Je puis toujours pleurer :
Les larmes, la tendresse (et la paix plus puissante encore que les pleurs, et qui est sans doute un pleur surmonté) sont des états indéductibles ; notre seul génie pour nous autres hommes, femmes, qui n’avons pas à porter cette charge écrasante du génie. Au-delà du déductible, du décomposable, au-delà des pures essences vides, au-delà de la mer et des tombes, au-delà des sursauts, des abandons, il existe un je ne sais qui : le moi — que Valéry me dessine par ses contours, par ce vide qui entoure sa plénitude.
Le message d’un esprit souverain peut résider dans ce qu’il ensevelit.
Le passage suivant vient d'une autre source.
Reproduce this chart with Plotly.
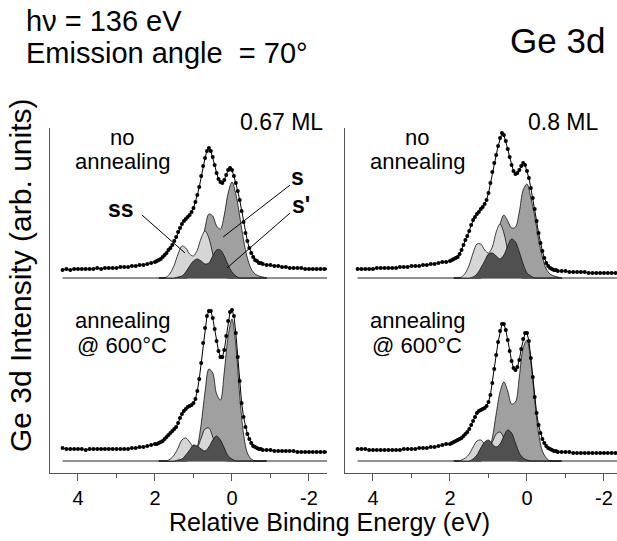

Et peut-être les deux mots que Valéry ne prononçait presque jamais ÊTRE, AMOUR, ont-ils dans son œuvre (pour quelques-uns de ses proches, dont je suis) une plénitude faite d’un silence ? Et ceux qui ont connu Paul Valéry ont dit que rien ne parlait comme son silence.
Un des témoignages les plus dignes de nous enseigner sur les secrets de cet énigmatique est celui de sa fille Agathe : c’est la description des mains de son père, ces mains qui, enfant, la rassuraient, alors que le poète sans doute calmait son angoisse en touchant les petites mains. Agathe les a senties, ces mains d’un père dans leur naïve chaleur, et fiévreuses et aussi artisanales, appliquées, usant de pointes d’or et de burin (elles avaient sculpté Degas et Mallarmé). Elle nous parle de sa main gauche, plus lasse, plus tendre, entourée des cendres de la cigarette, et qui était parfois, nous dit-elle, levée en forme de corolle, dans un geste d’appel, d’attente. À Noël, vers l’heure de minuit, ces mains agrandies démesurément par l’ombre, fabriquaient pour les enfants des rosaces, des vitraux phosphorescents. Je voudrais vous laisser sur ce symbole des mains, qui résume assez bien mon propos : sur le génie, ou plutôt, et plus profondément, sur la disjonction dans cet esprit tourmenté entre la rigueur cérébrale et la pure tendresse, entre le cerveau cybernète et la main ardente, plus proche des battements, nocturne, nuptiale, tendre. Et l’on pourrait se demander si (comme chez Léonard l’énigmatique sourire) ce ne sont pas les larmes qui seraient le plus profond symbole du génie, ces larmes de tendresse refoulée.
Lui, qui a été le chantre de la lumière, à Montpellier si dépouillée, lui qui a célébré l’aurore, midi, était surtout sensible au crépuscule. Et notre ami commun Mondor lui ayant demandé les vers qu’il préférait, Valéry avait cité et récité :
O douceur de survivre à la force du jour,
Quand elle se retire enfin rose d’amour,
Encore un peu brûlante et lasse, mais comblée,
Et de tant de trésors tendrement accablée.
C’est sur ce nocturne que je voudrais clore cette réflexion qui avait pour objet la séparation entre le communicable et l’ineffable, la parole et le silence.